Price? No charge, this event is a Widely Attended Gathering.  Details below.
RSVP?  RSVP by Wednesday, August 9.
Attendees? Two representatives per company.
Register? To register, email Rich Coleman at or
phone Rich at 703-855-3917.  Event is by invitation only.
Look forward to seeing you!
Rich Coleman
Space Transportation Association
Phone: 703-855-3917

More on WAG:  House, Senate, and Executive Branch employees, please contact your Ethics Counselor prior to the event to determine if you are authorized to accept free attendance under WAG rule (5 CFR 2635.204 (g)). If your Ethics Counselor deems you must pay to attend; the fair market value is $20.

Director Todd May

Todd May is director of NASA's Marshall Space Flight Center in Huntsville, Alabama. Named to the position in February 2016, he heads one of NASA's largest field installations, with nearly 6,000 on- and near-site civil service and contractor employees -- including those at NASA's Michoud Assembly Facility in New Orleans, which is managed by the Marshall Center -- and an annual budget of approximately $2.5 billion. May manages a broad range of propulsion, scientific and space transportation activities contributing to the nation's space program.

May was appointed deputy director of Marshall in August 2015 and served as acting director from November 2015 until being appointed director. Prior to that, he was manager of the Space Launch System program since August 2011. SLS, now under development, is the most powerful rocket ever built, able to carry astronauts in NASA's Orion spacecraft on deep space missions, including to an asteroid and ultimately to Mars. The program is managed at Marshall, and May led SLS through a series of milestones, including engine tests and an in-depth critical design review.

From June 2008 until becoming SLS program manager, May was Marshall’s associate director, technical, where he was responsible for ensuring that all center activities, processes and policies are consistent with the nation's Space Exploration Policy. He was a deputy associate administrator in the Science Mission Directorate at NASA headquarters in Washington from 2007-08, responsible for a $5 billion portfolio of robotic programs and projects, including more than 100 spacecraft at various stages of formulation, development and operations.

In 2006 at Marshall, he was associate program manager for the Constellation Program. At the same time, he also served as deputy director of Marshall's Science and Mission Systems Office, helping lead the organization responsible for all Marshall non-launch vehicle programs and projects.
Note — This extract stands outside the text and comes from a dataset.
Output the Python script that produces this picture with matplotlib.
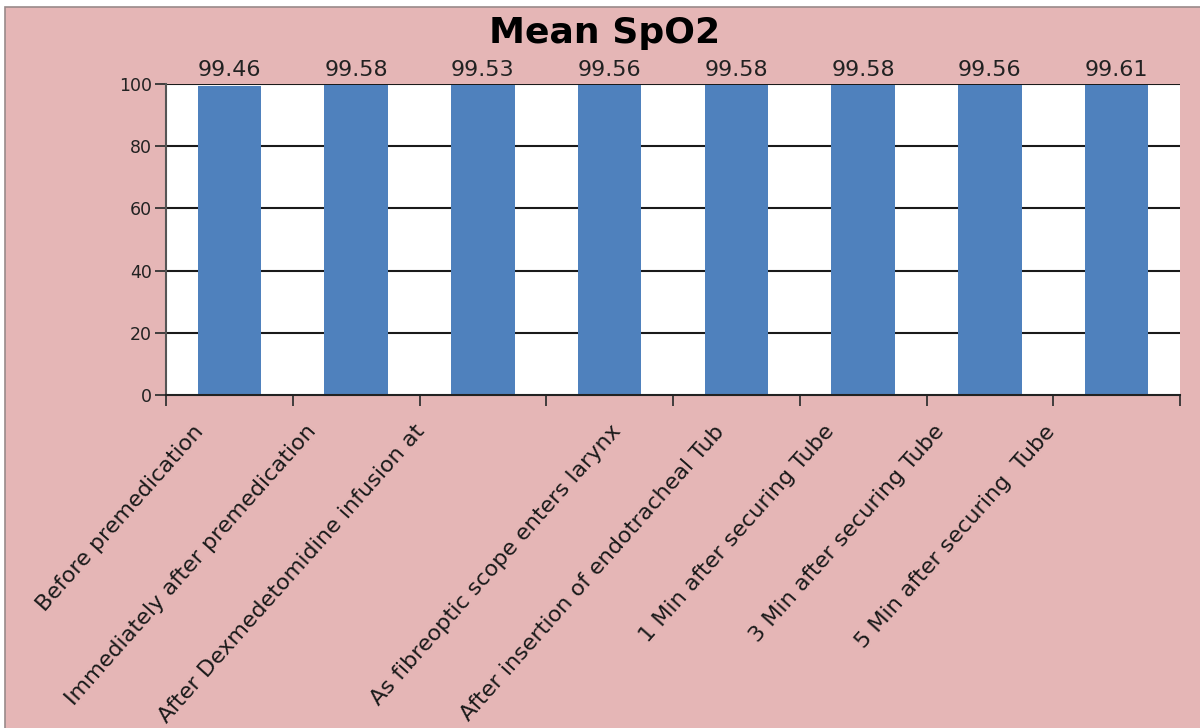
import matplotlib
matplotlib.use("Agg")
import matplotlib.pyplot as plt
import matplotlib.transforms as mtransforms
from matplotlib.patches import Rectangle
import numpy as np

plt.rcParams['font.family'] = ['DejaVu Sans']

# mean SpO2 at each stage
stages = [
    "Before premedication",
    "Immediately after premedication",
    "After Dexmedetomidine infusion at",
    "As fibreoptic scope enters larynx",
    "After insertion of endotracheal Tub",
    "1 Min after securing Tube",
    "3 Min after securing Tube",
    "5 Min after securing  Tube",
]
spo2 = [99.46, 99.58, 99.53, 99.56, 99.58, 99.58, 99.56, 99.61]
yticks = [0, 20, 40, 60, 80, 100]

# horizontal shift (px) of each rotated label end from its category centre
label_shift = [-29, -44, -62, 8, -16, -32, -49, -65]

pink = '#E5B6B6'
blue = '#4F81BD'

fig = plt.figure(figsize=(12, 7.28), dpi=100, facecolor='white')
fig.patches.append(Rectangle((5 / 1200, -0.01), 1, 1.01 - 7 / 728, transform=fig.transFigure,
                             facecolor=pink, edgecolor='#9a8a8a', linewidth=1.2, zorder=-10))

ax = fig.add_axes([166 / 1200, 1 - 395 / 728, (1180 - 166) / 1200, (395 - 84) / 728])
ax.set_facecolor('white')

x = np.arange(len(spo2)) + 0.5
ax.bar(x, spo2, width=0.5, color=blue, zorder=2)

ax.set_xlim(0, len(spo2))
ax.set_ylim(0, 100)
ax.set_yticks(yticks)
ax.set_yticklabels([str(v) for v in yticks], fontsize=12.5, color='#222222')
ax.set_xticks(np.arange(len(spo2) + 1))
ax.set_xticklabels([])
ax.tick_params(axis='both', direction='out', length=8, width=1.3, color='#333333')
ax.tick_params(axis='y', pad=2)

for v in yticks[1:]:
    ax.axhline(v, color='#1a1a1a', linewidth=1.5, zorder=1)

for side in ['top', 'right']:
    ax.spines[side].set_visible(False)
ax.spines['left'].set_color('#555555')
ax.spines['left'].set_linewidth(1.5)
ax.spines['bottom'].set_color('#222222')
ax.spines['bottom'].set_linewidth(1.5)

# value labels above the bars
for xi, v in zip(x, spo2):
    ax.annotate(f"{v:.2f}", (xi, v), xytext=(0, 4), textcoords='offset points',
                ha='center', va='bottom', fontsize=16, color='#222222')

# rotated category labels
for xi, name, dx in zip(x, stages, label_shift):
    off = mtransforms.ScaledTranslation(dx / 100, -33 / 100, fig.dpi_scale_trans)
    ax.text(xi, 0, name, transform=ax.get_xaxis_transform() + off,
            rotation=48.5, rotation_mode='anchor', ha='right', va='center',
            fontsize=16, color='#1a1a1a', clip_on=False)

fig.text(0.504, 1 - 33 / 728, "Mean SpO2", ha='center', va='center',
         fontsize=26, fontweight='bold', color='black')

fig.savefig('out.png', dpi=100, facecolor=fig.get_facecolor())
In 2004, he was manager of the Discovery and New Frontiers Programs, which were created to explore the solar system with frequent unmanned spacecraft missions.

May managed the successful integration, launch and commissioning of the International Space Station's Quest airlock in 1998. He also joined the team that launched the Gravity Probe B mission to test Einstein's general theory of relativity. In 1994, he was deputy program manager of the Russian Integration Office for the International Space Station Program at NASA's Johnson Space Center in Houston. May's NASA career began at Marshall in 1991 as an engineer in the Materials and Processes Laboratory.

A native of Fairhope, Alabama, May earned a bachelor's degree in materials engineering from Auburn University in Auburn, Alabama, in 1990. His many awards include NASA’s Exceptional Achievement Medal, the Presidential Rank Award of Meritorious Executive, NASA’s Outstanding Leadership Medal and the John W. Hager Award for professionalism in materials engineering. He has been named a Distinguished Engineer by his alma mater, Auburn University. In 2014, he received Aviation Week's Program Excellence Award, as well as the Rotary National Award for Space Achievement Foundation’s Stellar Award in recognition of the SLS team’s many accomplishments.

May and his wife, Kelly, have four children and live in Huntsville.